Set task ▸ Starting with the first line below, extract each line through the one that contains "tension_dash_dot_dot = [73.1, 72.1, 71.25, 74.75]", inclusive, excluding pictures.

□ □ □ □ □ □ □

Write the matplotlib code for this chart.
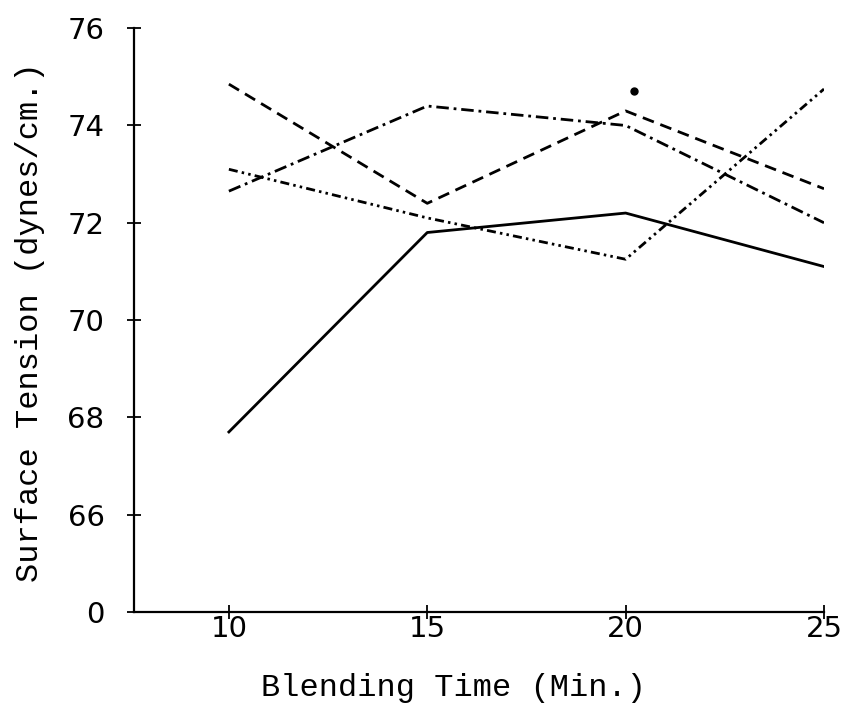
import matplotlib
matplotlib.use("Agg")
from matplotlib import pyplot as plt

# blending time (min.) and surface tension (dynes/cm.)
blend_time = [10, 15, 20, 25]
tension_solid = [67.7, 71.8, 72.2, 71.1]
tension_dashed = [74.85, 72.4, 74.3, 72.7]
tension_dash_dot = [72.65, 74.4, 74.0, 72.0]
tension_dash_dot_dot = [73.1, 72.1, 71.25, 74.75]

# stray ink dot above the 20 min point
stray_x = [20.2]
stray_y = [74.7]

y_ticks = [64, 66, 68, 70, 72, 74, 76]
y_tick_labels = ["0", "66", "68", "70", "72", "74", "76"]
x_ticks = [10, 15, 20, 25]
x_tick_labels = ["10", "15", "20", "25"]

plt.rcParams['lines.scale_dashes'] = False

fig = plt.figure(figsize=(8.46, 7.05), dpi=100)
ax = fig.add_axes([0.158, 0.132, 0.816, 0.828])

lw = 2.0
ax.plot(blend_time, tension_solid, color='black', lw=lw, linestyle='-')
ax.plot(blend_time, tension_dashed, color='black', lw=lw, dashes=(8.5, 5))
ax.plot(blend_time, tension_dash_dot, color='black', lw=lw, dashes=(9, 3.5, 2, 3.5))
ax.plot(blend_time, tension_dash_dot_dot, color='black', lw=lw,
        dashes=(6.5, 3, 1.8, 3, 1.8, 3))
ax.plot(stray_x, stray_y, 'o', color='black', markersize=5)

ax.set_xlim(7.6, 25)
ax.set_ylim(64, 76)

for side in ('top', 'right'):
    ax.spines[side].set_visible(False)
for side in ('left', 'bottom'):
    ax.spines[side].set_linewidth(1.6)

ax.set_yticks(y_ticks)
ax.set_yticklabels(y_tick_labels, fontsize=21, family='DejaVu Sans')
ax.set_xticks(x_ticks)
ax.set_xticklabels(x_tick_labels, fontsize=21, family='DejaVu Sans')
ax.tick_params(axis='both', direction='inout', length=10, width=1.3)
ax.tick_params(axis='y', pad=16)
ax.tick_params(axis='x', pad=-3)

fig.text(453 / 846, 1 - 688 / 705, "Blending Time (Min.)", family='Liberation Mono',
         fontsize=23, ha='center', va='center')
fig.text(30 / 846, 1 - 322 / 705, "Surface Tension (dynes/cm.)", family='Liberation Mono',
         fontsize=23, ha='center', va='center', rotation=90)

fig.savefig("out.png", dpi=100)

□ □ □ □ □ □ □

Answer for the task ▸
Write the matplotlib code for this chart.
import matplotlib
matplotlib.use("Agg")
from matplotlib import pyplot as plt

# blending time (min.) and surface tension (dynes/cm.)
blend_time = [10, 15, 20, 25]
tension_solid = [67.7, 71.8, 72.2, 71.1]
tension_dashed = [74.85, 72.4, 74.3, 72.7]
tension_dash_dot = [72.65, 74.4, 74.0, 72.0]
tension_dash_dot_dot = [73.1, 72.1, 71.25, 74.75]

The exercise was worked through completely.